▸ Collected data:
※
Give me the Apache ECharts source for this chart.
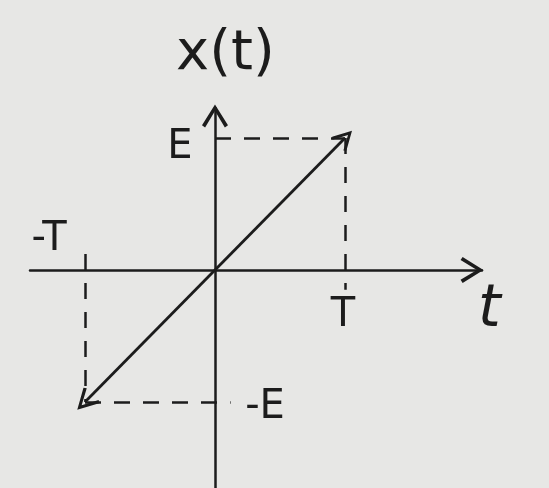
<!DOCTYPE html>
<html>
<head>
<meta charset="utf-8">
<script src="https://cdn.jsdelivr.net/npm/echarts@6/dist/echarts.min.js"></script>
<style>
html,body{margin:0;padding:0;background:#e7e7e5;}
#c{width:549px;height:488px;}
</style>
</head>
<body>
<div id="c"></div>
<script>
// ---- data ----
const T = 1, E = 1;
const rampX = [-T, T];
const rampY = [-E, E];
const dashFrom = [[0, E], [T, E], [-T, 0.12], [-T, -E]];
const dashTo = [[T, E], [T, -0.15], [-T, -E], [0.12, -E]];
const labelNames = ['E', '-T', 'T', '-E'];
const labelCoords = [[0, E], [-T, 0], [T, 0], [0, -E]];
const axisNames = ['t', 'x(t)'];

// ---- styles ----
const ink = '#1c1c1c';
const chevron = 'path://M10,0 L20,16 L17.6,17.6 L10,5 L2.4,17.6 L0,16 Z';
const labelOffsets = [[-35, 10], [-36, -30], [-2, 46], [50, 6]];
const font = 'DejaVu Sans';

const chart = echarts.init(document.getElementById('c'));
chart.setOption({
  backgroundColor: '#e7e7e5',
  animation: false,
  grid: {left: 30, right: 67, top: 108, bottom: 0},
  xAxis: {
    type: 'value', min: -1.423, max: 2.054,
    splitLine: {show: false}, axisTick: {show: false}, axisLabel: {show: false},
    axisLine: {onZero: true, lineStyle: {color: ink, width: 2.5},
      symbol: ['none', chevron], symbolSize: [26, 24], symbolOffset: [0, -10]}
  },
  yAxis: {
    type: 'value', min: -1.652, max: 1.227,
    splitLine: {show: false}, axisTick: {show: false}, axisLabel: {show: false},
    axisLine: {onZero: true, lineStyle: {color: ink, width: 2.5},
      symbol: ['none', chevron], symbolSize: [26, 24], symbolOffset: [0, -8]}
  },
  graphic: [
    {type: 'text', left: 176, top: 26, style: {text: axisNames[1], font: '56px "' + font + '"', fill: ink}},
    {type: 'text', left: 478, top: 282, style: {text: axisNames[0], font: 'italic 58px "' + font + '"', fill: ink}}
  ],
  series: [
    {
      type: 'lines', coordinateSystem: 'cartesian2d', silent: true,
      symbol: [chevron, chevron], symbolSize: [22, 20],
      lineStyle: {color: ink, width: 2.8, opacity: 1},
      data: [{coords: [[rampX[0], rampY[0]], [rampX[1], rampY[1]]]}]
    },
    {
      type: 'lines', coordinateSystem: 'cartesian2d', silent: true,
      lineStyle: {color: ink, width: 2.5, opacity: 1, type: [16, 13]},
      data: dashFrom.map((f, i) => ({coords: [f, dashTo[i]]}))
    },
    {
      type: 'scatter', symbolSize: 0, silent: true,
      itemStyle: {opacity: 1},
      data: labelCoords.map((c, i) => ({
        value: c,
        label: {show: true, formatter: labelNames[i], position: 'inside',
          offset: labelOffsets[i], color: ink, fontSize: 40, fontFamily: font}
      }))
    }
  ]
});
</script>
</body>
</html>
※
▸ Short exercise:
Set the data above down again exactly as given, with no pictures.

▸ Response to the task:
Give me the Apache ECharts source for this chart.
<!DOCTYPE html>
<html>
<head>
<meta charset="utf-8">
<script src="https://cdn.jsdelivr.net/npm/echarts@6/dist/echarts.min.js"></script>
<style>
html,body{margin:0;padding:0;background:#e7e7e5;}
#c{width:549px;height:488px;}
</style>
</head>
<body>
<div id="c"></div>
<script>
// ---- data ----
const T = 1, E = 1;
const rampX = [-T, T];
const rampY = [-E, E];
const dashFrom = [[0, E], [T, E], [-T, 0.12], [-T, -E]];
const dashTo = [[T, E], [T, -0.15], [-T, -E], [0.12, -E]];
const labelNames = ['E', '-T', 'T', '-E'];
const labelCoords = [[0, E], [-T, 0], [T, 0], [0, -E]];
const axisNames = ['t', 'x(t)'];

// ---- styles ----
const ink = '#1c1c1c';
const chevron = 'path://M10,0 L20,16 L17.6,17.6 L10,5 L2.4,17.6 L0,16 Z';
const labelOffsets = [[-35, 10], [-36, -30], [-2, 46], [50, 6]];
const font = 'DejaVu Sans';

const chart = echarts.init(document.getElementById('c'));
chart.setOption({
  backgroundColor: '#e7e7e5',
  animation: false,
  grid: {left: 30, right: 67, top: 108, bottom: 0},
  xAxis: {
    type: 'value', min: -1.423, max: 2.054,
    splitLine: {show: false}, axisTick: {show: false}, axisLabel: {show: false},
    axisLine: {onZero: true, lineStyle: {color: ink, width: 2.5},
      symbol: ['none', chevron], symbolSize: [26, 24], symbolOffset: [0, -10]}
  },
  yAxis: {
    type: 'value', min: -1.652, max: 1.227,
    splitLine: {show: false}, axisTick: {show: false}, axisLabel: {show: false},
    axisLine: {onZero: true, lineStyle: {color: ink, width: 2.5},
      symbol: ['none', chevron], symbolSize: [26, 24], symbolOffset: [0, -8]}
  },
  graphic: [
    {type: 'text', left: 176, top: 26, style: {text: axisNames[1], font: '56px "' + font + '"', fill: ink}},
    {type: 'text', left: 478, top: 282, style: {text: axisNames[0], font: 'italic 58px "' + font + '"', fill: ink}}
  ],
  series: [
    {
      type: 'lines', coordinateSystem: 'cartesian2d', silent: true,
      symbol: [chevron, chevron], symbolSize: [22, 20],
      lineStyle: {color: ink, width: 2.8, opacity: 1},
      data: [{coords: [[rampX[0], rampY[0]], [rampX[1], rampY[1]]]}]
    },
    {
      type: 'lines', coordinateSystem: 'cartesian2d', silent: true,
      lineStyle: {color: ink, width: 2.5, opacity: 1, type: [16, 13]},
      data: dashFrom.map((f, i) => ({coords: [f, dashTo[i]]}))
    },
    {
      type: 'scatter', symbolSize: 0, silent: true,
      itemStyle: {opacity: 1},
      data: labelCoords.map((c, i) => ({
        value: c,
        label: {show: true, formatter: labelNames[i], position: 'inside',
          offset: labelOffsets[i], color: ink, fontSize: 40, fontFamily: font}
      }))
    }
  ]
});
</script>
</body>
</html>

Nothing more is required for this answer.